Friday, February 23, 2007

Lonely at the top

In Taiwan, it's hard to find anyone who will speak well of President Chen Shui-bian
Jonathan Adams
Newsweek Japan, September 27, 2007
(Untranslated draft)

Wang Shu-ping has had it with the president of Taiwan. Standing in front of the Presidential Office in Taipei under cloudy skies last Wednesday, the 50-year-old housewife explained why she voted for Chen Shui-bian and his Democratic Progressive Party in 2000‑and why she now has joined thousands of protesters in demanding that he step down, 20 months before the end of his term. “Chen Shui-bian was a good mayor of Taipei, so I thought he would be a good president,” said Wang, who like most of the protesters was wearing red to show her anger. “But now, I think he’s so greedy … I don’t think he loves the people, he just cares about himself. He’s not qualified to be president.”

These days, Wang’s hardly alone in feeling that way. A round-the-clock anti-Chen protest began on Sept. 9, and thousands have returned every day since‑including an estimated 320,000 who showed up for a massive rally at Taipei’s main train station on Friday night. Recent polls indicate that more than 60% of the public thinks Chen should step down, and his approval rating has dropped to a near-record low of 18%, according to a poll from Shih Hsin University earlier this month. Six years after riding office on a wave of Taiwan-first pride‑embodying the promise of a new democratic era after decades of the Kuomintang’s iron-fisted rule‑Chen has alienated most Taiwanese.
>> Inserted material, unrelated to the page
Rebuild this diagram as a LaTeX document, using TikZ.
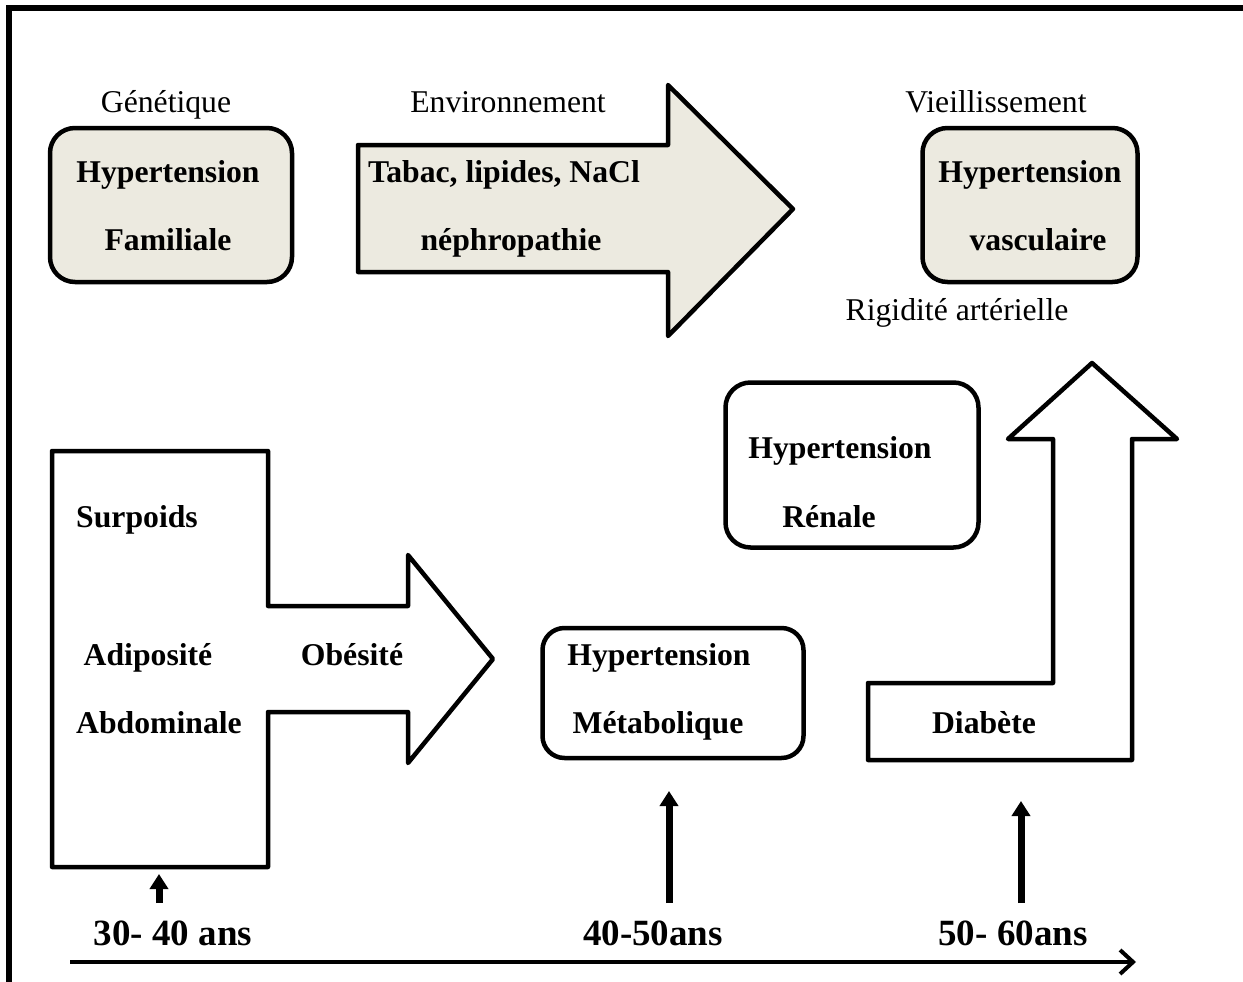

Why have so many turned against him? Chen is widely blamed for inept governance and for the island’s stagnant economy (per capita GDP declined in the first two years after Chen took power, before rising to around US$15,300 last year). And some of his own supporters fault him for not making more progress toward full independence and political reform.

But the recent protests are focused on corruption. For the past year, the public has been fed a steady diet of graft allegations against the president’s aides and family, served up almost daily by a muckraking KMT legislator and media outlets that are mostly hostile to Chen. A former Chen aide is in jail, and Chen’s son-in-law has been charged with insider trading. Chen’s wife is accused of improperly accepting gift vouchers for an upscale department store. And most recently, Chen himself was questioned over allegedly falsifying expenses from a secret diplomatic slush fund. Such accusations are reaching a critical mass. “Before, people who supported him could say, it’s not his fault, you can’t really blame the bad economy on the president, and the bad performance you can blame on the irrational opposition party,” said Emile Sheng, a spokesman for the anti-Chen sit-in. “But corruption is what’s really broken people’s confidence in him.”

In fact, there’s no evidence so far that ties Chen directly to wrongdoing. And even if true, the alleged corruption pales next to the dirty “black gold” practices common during KMT rule. Many analysts say that while the scandals have helped fuel widespread anger at Chen, the driving force behind the protests is the ongoing opposition effort to overturn the 2004 election result by any means. Chen won the last presidential election by a razor-thin margin after an assassination attempt the day before the election. To this day, many in the opposition camp‑as well as independents like Wang, the Taipei housewife‑believe that Chen rigged the shooting in order to steal the election. These people have never recognized Chen’s legitimacy and have seized on the latest scandals for more ammunition against him. Although the KMT did not launch the latest rallies, the losing vice presidential candidate from 2004 and KMT Chairman Ma Ying-jeou have made regular appearances, and most of the protesters are opposition supporters from Taipei, which tends to vote pro-KMT “blue.” “The real issue is the power struggle,” Chiu Hei-yuan, a fellow at the Institute of Sociology at Academia Sinica in Taipei. “The [opposition camp] is trying to end the DPP’s rule as soon as possible‑they can’t even wait until 2008.”

They may have to. While most Taiwanese may have lost confidence in Chen, they’re also leery of the idea of ousting him through street protests. According to a poll last week by Era TV, only 23 percent preferred using mass movements as a way to get rid of the president, compared to 60 percent who preferred Constitutional means such as recall (one opposition-backed recall measure already failed in June). And 69 percent believed that the current anti-Chen protests would fail. For his part, Chen has insisted he will finish his term, and has denied any wrongdoing. That stubbornness is unlikely to change unless Chen is directly implicated in wrongdoing, or his own party turns against him, analysts say.

But if the protests don’t force him from office, they will help put the brakes on the Taiwan independence movement. Though Chen has actually had few realistic options for moving toward “full” independence, he often rallies support with China-bashing and stirring Taiwan-first rhetoric. With the public now more concerned about good governance and bread-and-butter issues, there’s even less of a market for such nationalism. “Any new government, either DPP or KMT, will likely slow the pace of Taiwan independence, and change track to `maintaining the status quo,’” said Philip Yang, a political science professor at National Taiwan University. With polls showing nearly 90% support some form of the `status quo’ in cross-strait relations, that’s a fail-safe strategy.